At the Coronation of Queen Elizabeth II in 1953 the State Coach was drawn by six grey horses, one of which was named McCreery, the others being named after five other World War Two generals, a distinction which must have been particularly appreciated by McCreery in view of his lifelong association with horses.
McCreery’s steeplechasing accomplishments are commemorated in an annual race at Sandown Park, The Dick McCreery Hunters' Steeple Chase, run on the day of the Grand Military Gold Cup.
[edit] Character and ability
In his character General McCreery was modest to the point of shyness. He was not comfortable in public speaking, but as Doherty (2004) puts it: 'Not a self-publicist in the manner of Montgomery, McCreery managed nonetheless to gain the confidence of his soldiers who trusted him in peace and war.' An overriding sense of duty might be said to have characterised his life and career.
McCreery was clearly possessed of a high intelligence, which was not restricted in its operation by the early end of his formal academic education. Harold Macmillan, later to become Prime Minister, characterised McCreery as a ‘very clever’ man in his wartime diaries. Following a meeting at Eighth Army Headquarters in Forli, Northern Italy, in April 1945, he wrote: ‘He [McCreery] has always struck me as one of the ablest of the military officers whom I have seen out here.’ (Macmillan, 1984, p.739)
[edit] Descendants
McCreery had four sons and one daughter. His eldest son, Michael, was a member of the Communist Party of Great Britain in the early 1960s, but left in 1963 to become leader of the Committee to Defeat Revisionism, for Communist Unity. He pre-deceased his father in 1965. His second son, Bob, inherited his passion for steeplechasing and became the champion amateur National Hunt jockey in the 1950s. His youngest son is the psychologist and author Charles McCreery.
[edit] Bibliography
- Barnett, Corelli (1960). The Desert Generals. London: George Allen and Unwin.

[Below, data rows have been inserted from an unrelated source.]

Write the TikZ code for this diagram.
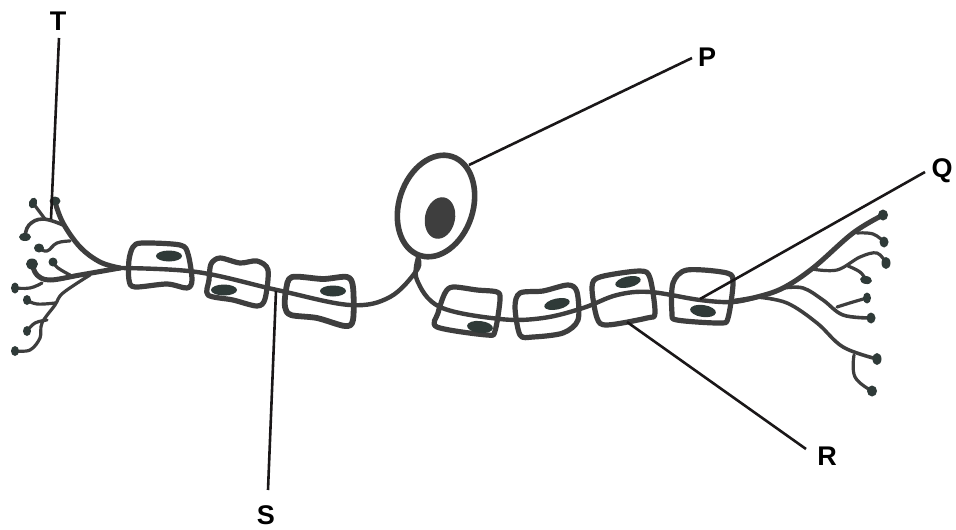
\documentclass[tikz,border=0pt]{standalone}
\usepackage{fontspec}
\setmainfont{Liberation Sans}
\definecolor{cellc}{HTML}{3E3E3E}
\definecolor{nucc}{HTML}{2F3A38}
\definecolor{leadc}{HTML}{1A1718}
\tikzset{
  cellwall/.style={draw=cellc,line width=5.2pt,line join=round},
  axon/.style={draw=cellc,line width=4.4pt,line cap=round,line join=round},
  thickbr/.style={draw=cellc,line width=5pt,line cap=round,line join=round},
  branch/.style={draw=cellc,line width=3.2pt,line cap=round,line join=round},
  nuc/.style={fill=nucc},
  leader/.style={draw=leadc,line width=2.6pt},
  lab/.style={font=\bfseries\fontsize{27}{30}\selectfont,text=black,inner sep=0pt}
}
\newcommand{\tip}[5][0]{\fill[nuc,shift={(#2,#3)},rotate=#1] (0,0) ellipse (#4pt and #5pt);}
\begin{document}
\begin{tikzpicture}[x=1pt,y=-1pt]
\useasboundingbox (0,0) rectangle (956,530);
% soma
\draw[cellwall,line width=5.6pt,shift={(436,206)},rotate=-18] (0,0) ellipse (37pt and 52pt);
\fill[cellc,shift={(440,218)},rotate=-12] (0,0) ellipse (15pt and 21pt);
% axons
\draw[axon] plot[smooth,tension=0.6] coordinates {(418,258) (417,270) (390,297) (350,305) (277,290) (197,272) (120,268)};
\draw[axon] plot[smooth,tension=0.6] coordinates {(418,258) (417,280) (440,307) (500,319) (543,318) (583,308) (617,295) (650,292) (700,300) (733,302) (757,297)};
% cells
\draw[cellwall] plot[smooth cycle,tension=0.5] coordinates {(129,260) (133,247) (142,243) (180,245) (188,254) (192,280) (187,288) (167,284) (135,287) (129,280)};
\draw[cellwall] plot[smooth cycle,tension=0.5] coordinates {(209,280) (211,264) (220,258) (240,263) (257,261) (268,270) (265,299) (257,306) (233,300) (208,295)};
\draw[cellwall,line width=5.8pt] plot[smooth cycle,tension=0.5] coordinates {(286,290) (292,277) (323,279) (347,277) (353,287) (353,320) (345,326) (317,318) (291,315) (285,307)};
\draw[cellwall] plot[smooth cycle,tension=0.5] coordinates {(445,293) (453,287) (477,290) (497,292) (500,300) (495,331) (487,335) (437,327) (438,313)};
\draw[cellwall] plot[smooth cycle,tension=0.5] coordinates {(515,307) (520,293) (543,291) (568,285) (577,292) (578,320) (563,333) (533,337) (520,335)};
\draw[cellwall] plot[smooth cycle,tension=0.5] coordinates {(592,287) (600,277) (640,271) (650,278) (655,313) (647,318) (607,325) (597,318)};
\draw[cellwall] plot[smooth cycle,tension=0.5] coordinates {(673,283) (687,270) (727,273) (733,283) (728,318) (720,323) (677,320) (672,313)};
% nuclei
\tip{169}{256}{13}{5.5}
\tip{224}{290}{13}{5.5}
\tip{333}{291}{13}{5.5}
\tip[-6]{480}{327}{13}{6}
\tip[12]{557}{304}{13}{5.5}
\tip[12]{628}{282}{13}{5.5}
\tip[-8]{703}{311}{13}{6}
% right arbor
\draw[thickbr] plot[smooth,tension=0.6] coordinates {(735,301) (757,297) (783,288) (813,268) (853,233) (883,215)};
\draw[branch] plot[smooth,tension=0.7] coordinates {(857,233) (873,234) (884,242)};
\draw[branch] plot[smooth,tension=0.6] coordinates {(812,269) (837,270) (860,257) (877,253) (886,263)};
\draw[branch] plot[smooth,tension=0.7] coordinates {(848,266) (860,272) (866,280)};
\draw[branch,line width=3.6pt] plot[smooth,tension=0.6] coordinates {(783,288) (803,288) (823,300) (843,315) (871,318)};
\draw[branch] plot[smooth,tension=0.7] coordinates {(837,307) (853,302) (867,298)};
\draw[branch,line width=3.6pt] plot[smooth,tension=0.6] coordinates {(757,297) (787,303) (817,323) (843,347) (877,359)};
\draw[branch] plot[smooth,tension=0.7] coordinates {(854,355) (855,377) (872,391)};
\tip{883}{215}{5}{5.5}
\tip{884}{242}{4.5}{5.5}
\tip{886}{263}{4.5}{6}
\tip[-10]{866}{280}{6}{4}
\tip{867}{298}{4}{5.5}
\tip{871}{318}{4.5}{5.5}
\tip{877}{359}{4.5}{6}
\tip{872}{391}{5}{5.5}
% left arbor
\draw[thickbr] plot[smooth,tension=0.6] coordinates {(120,268) (100,262) (80,247) (63,223) (55,202)};
\draw[branch,line width=3.6pt] plot[smooth,tension=0.7] coordinates {(63,225) (43,219) (29,225) (25,237)};
\draw[branch] plot[smooth,tension=0.7] coordinates {(45,219) (33,203)};
\draw[branch] plot[smooth,tension=0.7] coordinates {(70,241) (57,243) (47,251) (39,248)};
\draw[thickbr] plot[smooth,tension=0.6] coordinates {(120,268) (80,275) (50,280) (37,275) (32,264)};
\draw[branch] plot[smooth,tension=0.7] coordinates {(70,275) (58,268) (53,262)};
\draw[branch] plot[smooth,tension=0.7] coordinates {(42,283) (30,288) (15,288)};
\draw[branch] plot[smooth,tension=0.6] coordinates {(90,275) (63,293) (55,305) (42,323) (40,338) (30,350) (15,351)};
\draw[branch] plot[smooth,tension=0.7] coordinates {(27,300) (37,304) (55,303)};
\draw[branch] plot[smooth,tension=0.7] coordinates {(47,320) (35,323) (27,331)};
\tip{55}{201}{5.5}{4.5}
\tip[-20]{33}{203}{4}{5.5}
\tip{25}{237}{6}{4}
\tip{39}{248}{5}{4.5}
\tip{32}{264}{6}{5.5}
\tip{53}{262}{4.5}{4.5}
\tip{15}{288}{4}{5.5}
\tip{27}{300}{4}{5}
\tip{27}{331}{4}{5}
\tip{15}{351}{4}{5}
% labels and leaders
\node[lab] (T) at (58,21) {T};
\node[lab] (P) at (707,57) {P};
\node[lab] (Q) at (942,171) {Q};
\node[lab] (R) at (827,456) {R};
\node[lab] (S) at (266,515) {S};
\coordinate (tT) at (59,38);
\coordinate (eT) at (51,219);
\coordinate (tP) at (692,58);
\coordinate (eP) at (469,165);
\coordinate (tQ) at (925,172);
\coordinate (eQ) at (700,299);
\coordinate (tR) at (806,449);
\coordinate (eR) at (627,322);
\coordinate (tS) at (268,490);
\coordinate (eS) at (276,291);
\draw[leader] (tT) -- (eT);
\draw[leader] (tP) -- (eP);
\draw[leader] (tQ) -- (eQ);
\draw[leader] (tR) -- (eR);
\draw[leader] (tS) -- (eS);
\end{tikzpicture}
\end{document}
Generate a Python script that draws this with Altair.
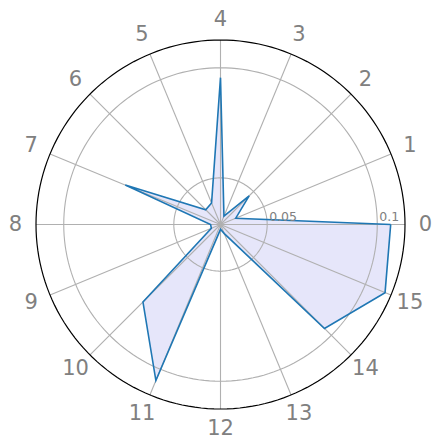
import altair as alt
import pandas as pd

# ---- data ----
directions = list(range(16))
direction_labels = [str(d) for d in directions]
values = [0.1061, 0.0363, 0.0472, 0.0329, 0.0955, 0.0394, 0.0383, 0.0756,
          0.0333, 0.0333, 0.0786, 0.1055, 0.0310, 0.0333, 0.0956, 0.1097]
grid_values = [0.05, 0.1]
grid_labels = ["0.05", "0.1"]
r_min = 0.0288
r_max = 0.1126

N = len(directions)
span = r_max - r_min

poly = pd.DataFrame({
    "dir": directions + [directions[0]],
    "value": values + [values[0]],
    "order": list(range(N + 1)),
})
dirs_df = pd.DataFrame({"dir": directions, "label": direction_labels})
grid_df = pd.DataFrame({"gv": grid_values, "label": grid_labels})

sc = alt.Scale(domain=[-1, 1], nice=False, zero=False)


def X(f):
    return alt.X(f, type="quantitative", scale=sc, axis=None)


def Y(f):
    return alt.Y(f, type="quantitative", scale=sc, axis=None)


theta_expr = f"datum.dir * 2 * PI / {N}"
rr_expr = f"max(0, (datum.value - {r_min}) / {span})"

base_poly = (
    alt.Chart(poly)
    .transform_calculate(theta=theta_expr, rr=rr_expr)
    .transform_calculate(px="datum.rr * cos(datum.theta)",
                         py="datum.rr * sin(datum.theta)")
)

fill = base_poly.mark_line(fill="#e6e6fa", strokeOpacity=0).encode(
    x=X("px"), y=Y("py"), order=alt.Order("order:Q"))

line = base_poly.mark_line(color="#1f77b4", strokeWidth=1.6).encode(
    x=X("px"), y=Y("py"), order=alt.Order("order:Q"))


def circle(rr_value, color, width):
    return (
        alt.Chart(alt.sequence(0, 361, 2, as_="deg"))
        .transform_calculate(rr=f"{rr_value}")
        .transform_calculate(px="datum.rr * cos(datum.deg * PI / 180)",
                             py="datum.rr * sin(datum.deg * PI / 180)")
        .mark_line(color=color, strokeWidth=width)
        .encode(x=X("px"), y=Y("py"), order=alt.Order("deg:Q"))
    )


grid_circles = [circle(f"({gv} - {r_min}) / {span}", "#b0b0b0", 1.1) for gv in grid_values]
outer = circle("1", "#000000", 1.2)

spokes = (
    alt.Chart(dirs_df)
    .transform_calculate(theta=theta_expr)
    .transform_calculate(zero="0", ex="cos(datum.theta)", ey="sin(datum.theta)")
    .mark_rule(color="#b0b0b0", strokeWidth=1.1)
    .encode(x=X("zero"), y=Y("zero"), x2=alt.X2("ex:Q"), y2=alt.Y2("ey:Q"))
)

dir_text = (
    alt.Chart(dirs_df)
    .transform_calculate(theta=theta_expr)
    .transform_calculate(px="1.111 * cos(datum.theta)", py="1.111 * sin(datum.theta)")
    .mark_text(font="DejaVu Sans", fontSize=21, color="#808080",
               align="center", baseline="middle")
    .encode(x=X("px"), y=Y("py"), text="label:N")
)

tick_text = (
    alt.Chart(grid_df)
    .transform_calculate(px=f"(datum.gv - {r_min}) / {span}", py="0")
    .mark_text(font="DejaVu Sans", fontSize=12.5, color="#808080",
               align="left", baseline="alphabetic", dx=2, dy=-3.5)
    .encode(x=X("px"), y=Y("py"), text="label:N")
)

chart = (
    alt.layer(fill, *grid_circles, spokes, outer, line, tick_text, dir_text)
    .properties(
        width=369, height=369,
        padding={"left": 28, "top": 32, "right": 28, "bottom": 31},
        autosize=alt.AutoSizeParams(type="none"),
        background="white",
    )
    .configure_view(stroke=None)
)

chart.save("out.html", embed_options={"renderer": "svg", "actions": False})
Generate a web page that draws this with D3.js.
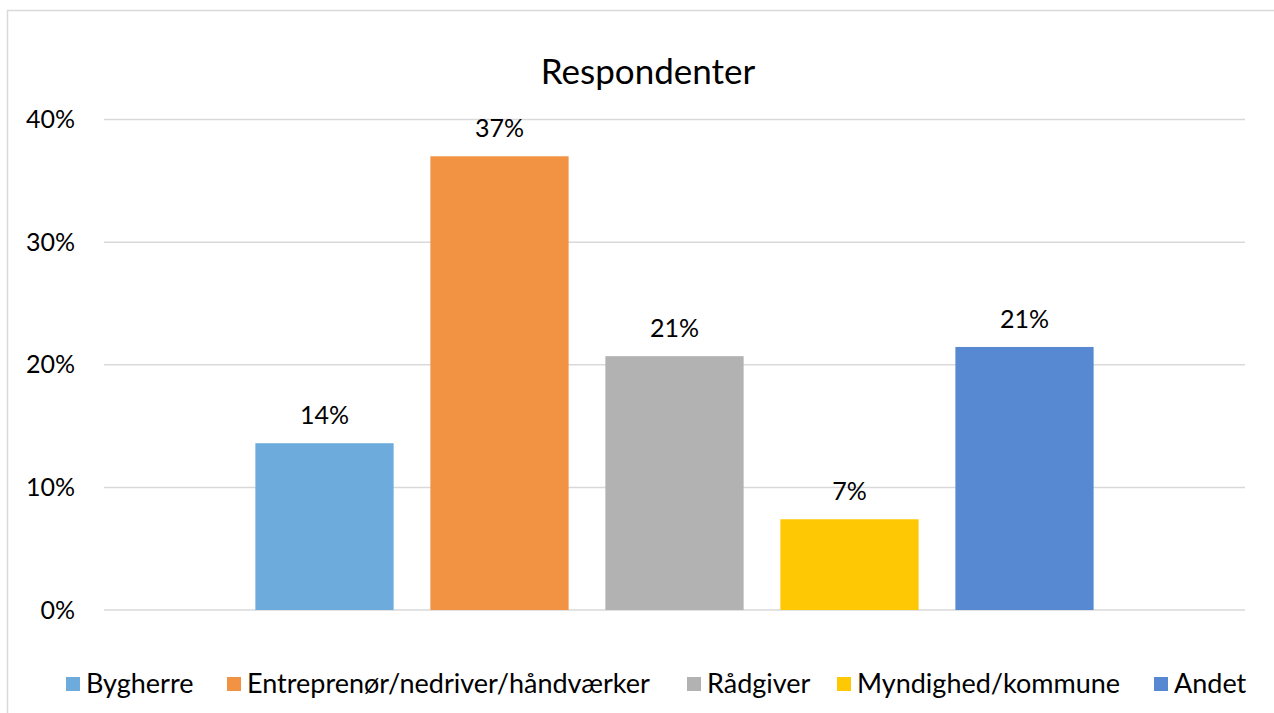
<!DOCTYPE html>
<html>
<head>
<meta charset="utf-8">
<title>Respondenter</title>
<script src="https://d3js.org/d3.v7.min.js"></script>
<style>
body { margin: 0; background: white; font-family: Lato, "Open Sans", sans-serif; }
</style>
</head>
<body>
<script>
// data
var series = ["Bygherre", "Entreprenør/nedriver/håndværker", "Rådgiver", "Myndighed/kommune", "Andet"];
var values = [0.136, 0.37, 0.207, 0.074, 0.2145];
var colors = ["#6CABDC", "#F29343", "#B2B2B2", "#FFC805", "#5689D1"];
var yTicks = [0, 0.1, 0.2, 0.3, 0.4];

var width = 1274, height = 713;
var svg = d3.select("body").append("svg")
  .attr("width", width).attr("height", height);

// chart border
svg.append("rect")
  .attr("x", 7.5).attr("y", 10.5)
  .attr("width", width + 10).attr("height", height + 10)
  .attr("fill", "white").attr("stroke", "#d9d9d9").attr("stroke-width", 1.5);

var plotL = 104, plotR = 1245, plotT = 119.5, plotB = 610;

var y = d3.scaleLinear().domain([0, 0.4]).range([plotB, plotT]);
var x0 = d3.scaleBand().domain(["all"]).range([plotL, plotR]).paddingInner(0).paddingOuter(0.152);
var x1 = d3.scaleBand().domain(series).range([0, x0.bandwidth()]).paddingInner(0.21).paddingOuter(0.105);

// gridlines
svg.append("g").selectAll("line")
  .data(yTicks).enter().append("line")
  .attr("x1", plotL).attr("x2", plotR)
  .attr("y1", function(d) { return y(d); })
  .attr("y2", function(d) { return y(d); })
  .attr("stroke", "#d9d9d9").attr("stroke-width", 1.5);

// y axis labels
var yAxis = d3.axisLeft(y).tickValues(yTicks).tickFormat(d3.format(".0%")).tickSize(0).tickPadding(0);
var ga = svg.append("g").attr("transform", "translate(75,0)").call(yAxis);
ga.select(".domain").remove();
ga.selectAll("text").attr("font-size", 25).attr("font-family", "Lato, sans-serif").attr("fill", "#000");

// bars
var g = svg.append("g").attr("transform", "translate(" + x0("all") + ",0)");
g.selectAll("rect")
  .data(series).enter().append("rect")
  .attr("x", function(d) { return x1(d); })
  .attr("width", x1.bandwidth())
  .attr("y", function(d, i) { return y(values[i]); })
  .attr("height", function(d, i) { return plotB - y(values[i]); })
  .attr("fill", function(d, i) { return colors[i]; });

// data labels
g.selectAll("text.lbl")
  .data(series).enter().append("text")
  .attr("class", "lbl")
  .attr("x", function(d) { return x1(d) + x1.bandwidth() / 2; })
  .attr("y", function(d, i) { return y(values[i]) - 19; })
  .attr("text-anchor", "middle")
  .attr("font-size", 25)
  .text(function(d, i) { return d3.format(".0%")(values[i]); });

// title
svg.append("text")
  .attr("x", 648).attr("y", 84)
  .attr("text-anchor", "middle")
  .attr("font-size", 35)
  .text("Respondenter");

// legend
var legX = [66, 227, 687, 837, 1154];
var leg = svg.append("g").selectAll("g")
  .data(series).enter().append("g")
  .attr("transform", function(d, i) { return "translate(" + legX[i] + ",677)"; });
leg.append("rect").attr("width", 14).attr("height", 14)
  .attr("fill", function(d, i) { return colors[i]; });
leg.append("text").attr("x", 20).attr("y", 16)
  .attr("font-size", 27)
  .text(function(d) { return d; });
</script>
</body>
</html>
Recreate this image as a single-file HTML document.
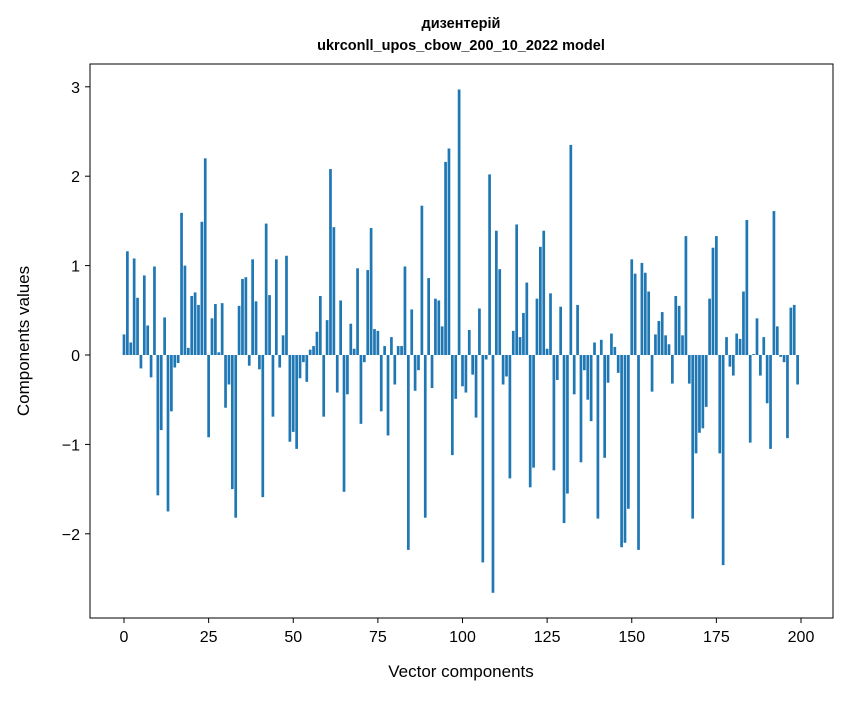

- Devereux, Roy (1936). John Loudon McAdam: Chapters in the History of Highways. London: Oxford University Press.
- Doherty, Richard (2004). Ireland's Generals in the Second World War. Dublin: Four Courts Press.
- Macmillan, Harold (1984). War Diaries: Politics and War in the Mediterranean, January 1943-May 1945. London: Macmillan.
- Strawson, John (1973). General Sir Richard McCreery. A Portrait. Privately published.
- Who’s Who, 1965. London: Adam & Charles Black.